Sudharsan spoke about Joby Josephs’ Feast of Vultures: The Hidden Business of Democracy in India. The writer is an investigative journalist and the book is an expose of the famous business houses of the country, for which the author is facing some legal flak. The story is about how corruption is an integral thread of the economy in India and how fixers make things possible in spite of the red tape. This is a blessing and a curse at the same time. So while big businesses flourish in the nation, something is rotten in the system. The book is an important read for those who want to understand how India works today and how much needs to be changed, going ahead.
Abhaya read Seeing like a Feminist by Nivedita Menon, a professor at JNU. He found this read at Zubaan Books. He believes that book is a more systematic Indian rendition of what feminism really means here and how it changed from being about the victim to being about agents of change. The book talks about a variety of things including the history of feminism in India, surrogacy, LGBT rights, sexual violence and lactating fathers.

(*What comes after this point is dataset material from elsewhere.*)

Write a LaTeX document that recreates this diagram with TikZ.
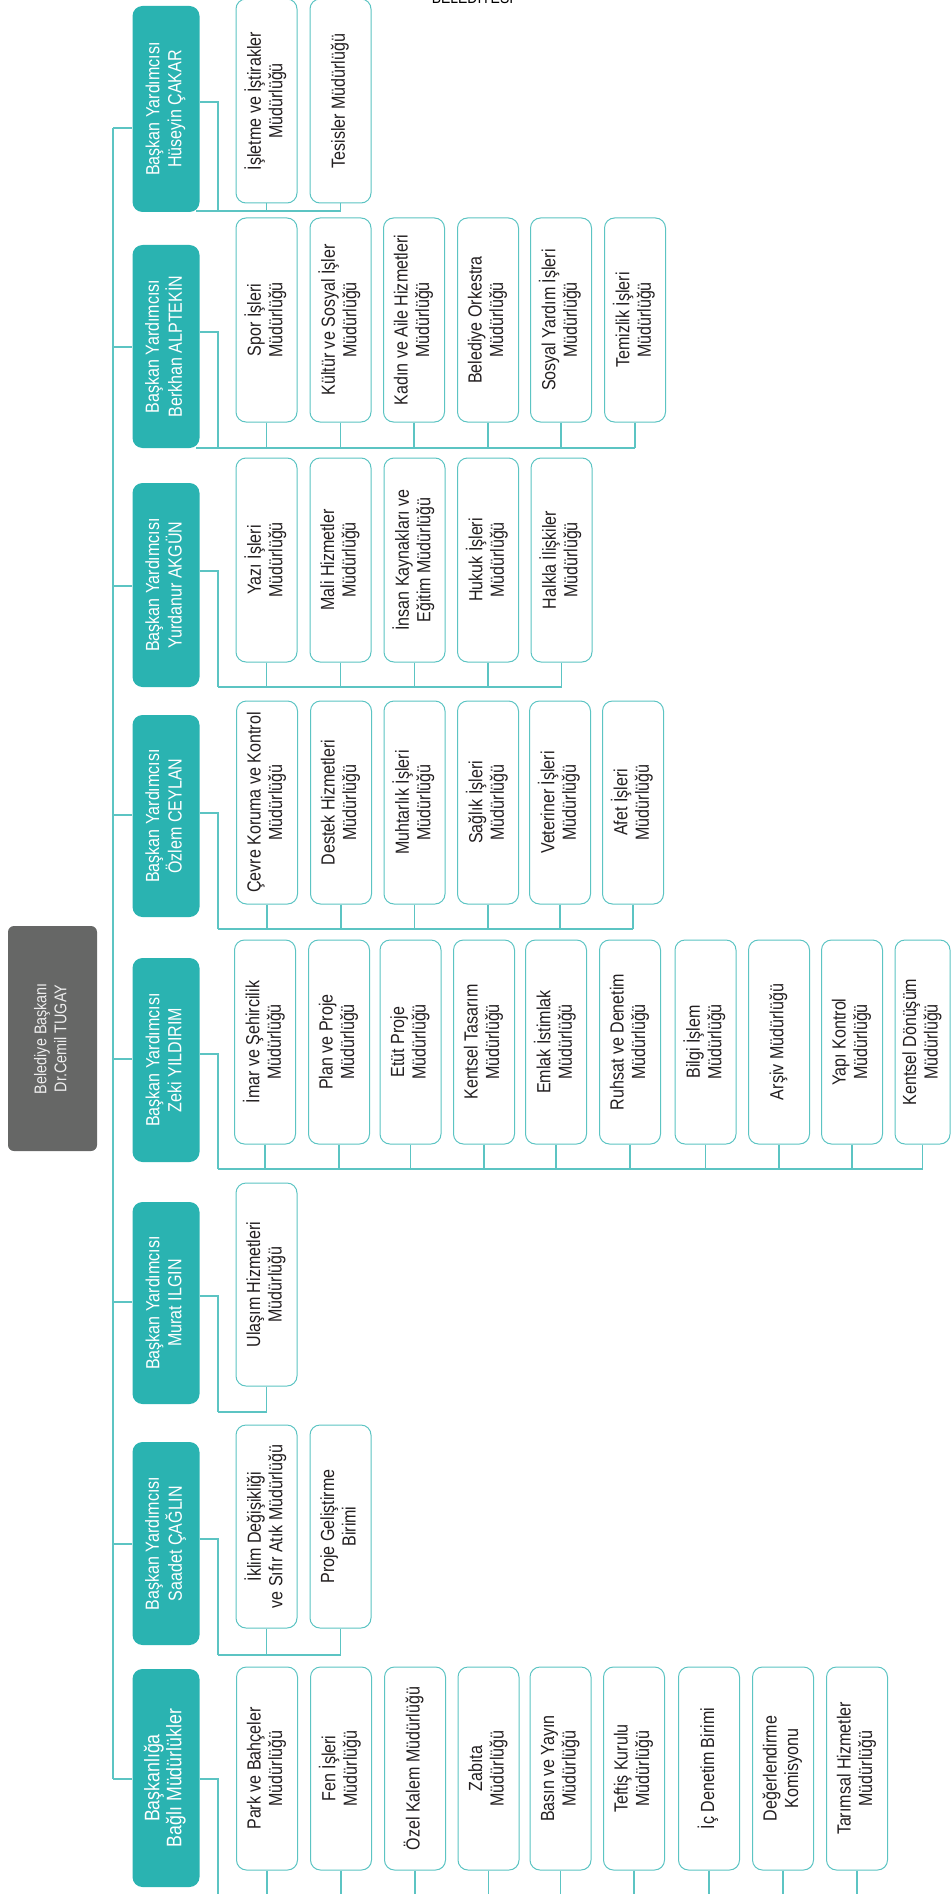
\documentclass[tikz,border=0pt]{standalone}
\usepackage{fontspec}
\setmainfont{Liberation Sans}
\newfontfamily\cond[FakeStretch=0.845]{Liberation Sans}
\usepackage{graphicx}
\definecolor{teal1}{HTML}{2AB3B1}
\definecolor{linec}{HTML}{5CC4C3}
\definecolor{rootgray}{HTML}{666766}
\definecolor{txt}{HTML}{231F20}
\definecolor{roottxt}{HTML}{EEEEEE}
\newcommand\rt[1]{\rotatebox{90}{\begin{tabular}{@{}c@{}}#1\end{tabular}}}
\newcommand\kidfont{\cond\fontsize{19}{21.5}\selectfont}
\newcommand\depfont{\cond\fontsize{19}{22}\selectfont}
\newcommand\bigdepfont{\cond\fontsize{21}{22}\selectfont}
\newcommand\rootfont{\cond\fontsize{17}{20}\selectfont}
\begin{document}
\begin{tikzpicture}[x=1pt,y=-1pt,
  kid/.style={draw=linec, line width=1pt, fill=white, rounded corners=10pt,
    minimum width=61pt, minimum height=204pt, inner sep=0pt, text=txt, font=\kidfont},
  dep/.style={fill=teal1, rounded corners=10pt, minimum width=67pt, inner sep=0pt,
    text=white, font=\depfont},
  rootbox/.style={fill=rootgray, rounded corners=6pt, minimum width=89pt,
    minimum height=225pt, inner sep=0pt, text=roottxt, font=\rootfont},
  conn/.style={draw=linec, line width=1.2pt}]
\useasboundingbox (0,0) rectangle (951,1894);
\clip (0,0) rectangle (951,1894);

% top cut-off title
\node[anchor=base, inner sep=0pt, text=black, font=\cond\fontsize{16.5}{17}\selectfont] (title) at (472.5,3.5) {BELEDİYESİ};

% root
\node[rootbox] (root) at (52.5,1038.5) {\rt{Belediye Başkanı\\Dr.Cemil TUGAY}\hspace{16pt}};

% deputies
\node[dep, minimum height=206pt] (d1) at (166,109) {\rt{Başkan Yardımcısı\\Hüseyin ÇAKAR}};
\node[dep, minimum height=203pt] (d2) at (166,346.5) {\rt{Başkan Yardımcısı\\Berkhan ALPTEKİN}};
\node[dep, minimum height=204pt] (d3) at (166,585) {\rt{Başkan Yardımcısı\\Yurdanur AKGÜN}};
\node[dep, minimum height=202pt] (d4) at (166,816) {\rt{Başkan Yardımcısı\\Özlem CEYLAN}};
\node[dep, minimum height=204pt] (d5) at (166,1060) {\rt{Başkan Yardımcısı\\Zeki YILDIRIM}};
\node[dep, minimum height=202pt] (d6) at (166,1303) {\rt{Başkan Yardımcısı\\Murat ILGIN}};
\node[dep, minimum height=203pt] (d7) at (166,1543.5) {\rt{Başkan Yardımcısı\\Saadet ÇAĞLIN}};
\node[dep, minimum height=218pt, font=\bigdepfont] (d8) at (166,1778) {\rt{Başkanlığa\\Bağlı Müdürlükler}};

% group 1
\node[kid] (c11) at (266.5,101) {\rt{İşletme ve İştirakler\\Müdürlüğü}};
\node[kid] (c12) at (340.5,101) {\rt{Tesisler Müdürlüğü}};
% group 2
\node[kid] (c21) at (266.5,320) {\rt{Spor İşleri\\Müdürlüğü}};
\node[kid] (c22) at (340.5,320) {\rt{Kültür ve Sosyal İşler\\Müdürlüğü}};
\node[kid] (c23) at (414,320) {\rt{Kadın ve Aile Hizmetleri\\Müdürlüğü}};
\node[kid] (c24) at (488,320) {\rt{Belediye Orkestra\\Müdürlüğü}};
\node[kid] (c25) at (561,320) {\rt{Sosyal Yardım İşleri\\Müdürlüğü}};
\node[kid] (c26) at (635,320) {\rt{Temizlik İşleri\\Müdürlüğü}};
% group 3
\node[kid] (c31) at (266.5,560) {\rt{Yazı İşleri\\Müdürlüğü}};
\node[kid] (c32) at (340.5,560) {\rt{Mali Hizmetler\\Müdürlüğü}};
\node[kid] (c33) at (414.5,560) {\rt{İnsan Kaynakları ve\\Eğitim Müdürlüğü}};
\node[kid] (c34) at (488,560) {\rt{Hukuk İşleri\\Müdürlüğü}};
\node[kid] (c35) at (561.5,560) {\rt{Halkla İlişkiler\\Müdürlüğü}};
% group 4
\node[kid, minimum height=203pt] (c41) at (267,802.5) {\rt{Çevre Koruma ve Kontrol\\Müdürlüğü}};
\node[kid, minimum height=203pt] (c42) at (341,802.5) {\rt{Destek Hizmetleri\\Müdürlüğü}};
\node[kid, minimum height=203pt] (c43) at (414.5,802.5) {\rt{Muhtarlık İşleri\\Müdürlüğü}};
\node[kid, minimum height=203pt] (c44) at (488,802.5) {\rt{Sağlık İşleri\\Müdürlüğü}};
\node[kid, minimum height=203pt] (c45) at (560,802.5) {\rt{Veteriner İşleri\\Müdürlüğü}};
\node[kid, minimum height=203pt] (c46) at (633,802.5) {\rt{Afet İşleri\\Müdürlüğü}};
% group 5
\node[kid] (c51) at (265,1042) {\rt{İmar ve Şehircilik\\Müdürlüğü}};
\node[kid] (c52) at (339,1042) {\rt{Plan ve Proje\\Müdürlüğü}};
\node[kid] (c53) at (410.5,1042) {\rt{Etüt Proje\\Müdürlüğü}};
\node[kid] (c54) at (484,1042) {\rt{Kentsel Tasarım\\Müdürlüğü}};
\node[kid] (c55) at (556,1042) {\rt{Emlak İstimlak\\Müdürlüğü}};
\node[kid] (c56) at (630,1042) {\rt{Ruhsat ve Denetim\\Müdürlüğü}};
\node[kid] (c57) at (705.5,1042) {\rt{Bilgi İşlem\\Müdürlüğü}};
\node[kid] (c58) at (779,1042) {\rt{Arşiv Müdürlüğü}};
\node[kid] (c59) at (852,1042) {\rt{Yapı Kontrol\\Müdürlüğü}};
\node[kid, minimum width=55pt] (c50) at (922.5,1042) {\rt{Kentsel Dönüşüm\\Müdürlüğü}};
% group 6
\node[kid, minimum height=203pt] (c61) at (266.5,1284.5) {\rt{Ulaşım Hizmetleri\\Müdürlüğü}};
% group 7
\node[kid, minimum height=203pt] (c71) at (266.5,1526.5) {\rt{İklim Değişikliği\\ve Sıfır Atık Müdürlüğü}};
\node[kid, minimum height=203pt] (c72) at (340.5,1526.5) {\rt{Proje Geliştirme\\Birimi}};
% group 8
\node[kid, minimum height=203pt] (c81) at (267,1768.5) {\rt{Park ve Bahçeler\\Müdürlüğü}};
\node[kid, minimum height=203pt] (c82) at (341,1768.5) {\rt{Fen İşleri\\Müdürlüğü}};
\node[kid, minimum height=203pt] (c83) at (415,1768.5) {\rt{Özel Kalem Müdürlüğü}};
\node[kid, minimum height=203pt] (c84) at (488.5,1768.5) {\rt{Zabıta\\Müdürlüğü}};
\node[kid, minimum height=203pt] (c85) at (560.5,1768.5) {\rt{Basın ve Yayın\\Müdürlüğü}};
\node[kid, minimum height=203pt] (c86) at (634,1768.5) {\rt{Teftiş Kurulu\\Müdürlüğü}};
\node[kid, minimum height=203pt] (c87) at (709,1768.5) {\rt{İç Denetim Birimi}};
\node[kid, minimum height=203pt] (c88) at (783,1768.5) {\rt{Değerlendirme\\Komisyonu}};
\node[kid, minimum height=203pt] (c89) at (857,1768.5) {\rt{Tarımsal Hizmetler\\Müdürlüğü}};

% junction coordinates
\coordinate (s1) at (113,128);   \coordinate (r1) at (218,102);  \coordinate (b1) at (218,211);
\coordinate (s2) at (113,347);   \coordinate (r2) at (218,332);  \coordinate (b2) at (218,448);
\coordinate (s3) at (113,586);   \coordinate (r3) at (218,571);  \coordinate (b3) at (218,687);
\coordinate (s4) at (113,815);   \coordinate (r4) at (218,813);  \coordinate (b4) at (218,929);
\coordinate (s5) at (113,1059);  \coordinate (r5) at (218,1054); \coordinate (b5) at (218,1169);
\coordinate (s6) at (113,1302);  \coordinate (r6) at (218,1296); \coordinate (b6) at (218,1412);
\coordinate (s7) at (113,1544);  \coordinate (r7) at (218,1539); \coordinate (b7) at (218,1655);
\coordinate (s8) at (113,1779);  \coordinate (r8) at (218,1779); \coordinate (b8) at (218,1910);
\coordinate (bs1) at (196,211);
\coordinate (bs2) at (196,448);

% spine
\draw[conn] (s1) -- (s8);
\foreach \k in {1,...,8} {
  \draw[conn] (s\k) -- (d\k.west |- s\k);
  \draw[conn] (d\k.east |- r\k) -- (r\k) -- (b\k);
}
% buses
\draw[conn] (bs1) -- (c12.south |- b1);
\draw[conn] (bs2) -- (c26.south |- b2);
\draw[conn] (b3) -- (c35.south |- b3);
\draw[conn] (b4) -- (c46.south |- b4);
\draw[conn] (b5) -- (c50.south |- b5);
\draw[conn] (b6) -- (c61.south |- b6);
\draw[conn] (b7) -- (c72.south |- b7);
\draw[conn] (b8) -- (c89.south |- b8);
% stubs
\foreach \c in {c11,c12} \draw[conn] (\c.south) -- (\c.south |- b1);
\foreach \c in {c21,c22,c23,c24,c25,c26} \draw[conn] (\c.south) -- (\c.south |- b2);
\foreach \c in {c31,c32,c33,c34,c35} \draw[conn] (\c.south) -- (\c.south |- b3);
\foreach \c in {c41,c42,c43,c44,c45,c46} \draw[conn] (\c.south) -- (\c.south |- b4);
\foreach \c in {c51,c52,c53,c54,c55,c56,c57,c58,c59,c50} \draw[conn] (\c.south) -- (\c.south |- b5);
\foreach \c in {c61} \draw[conn] (\c.south) -- (\c.south |- b6);
\foreach \c in {c71,c72} \draw[conn] (\c.south) -- (\c.south |- b7);
\foreach \c in {c81,c82,c83,c84,c85,c86,c87,c88,c89} \draw[conn] (\c.south) -- (\c.south |- b8);
\end{tikzpicture}
\end{document}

Some essential feminist reads were discussed including The Second Sex by Simone de Beauvoir and the Golden Notebook by Dorris Lessing. Mention was made of M.T. Vasudevan Nair’s Malayalam novel Nalukettu, a novel that is set within the matrilineal confines of Nair society. The prospect of property being passed on from mother to daughter seemed unusual to the readers at the group. though it was concluded that though the matrilineal system has created a more emancipated concept of womanhood in Kerala, male domination is no alien concept there.
And with that, we come to the end of this session.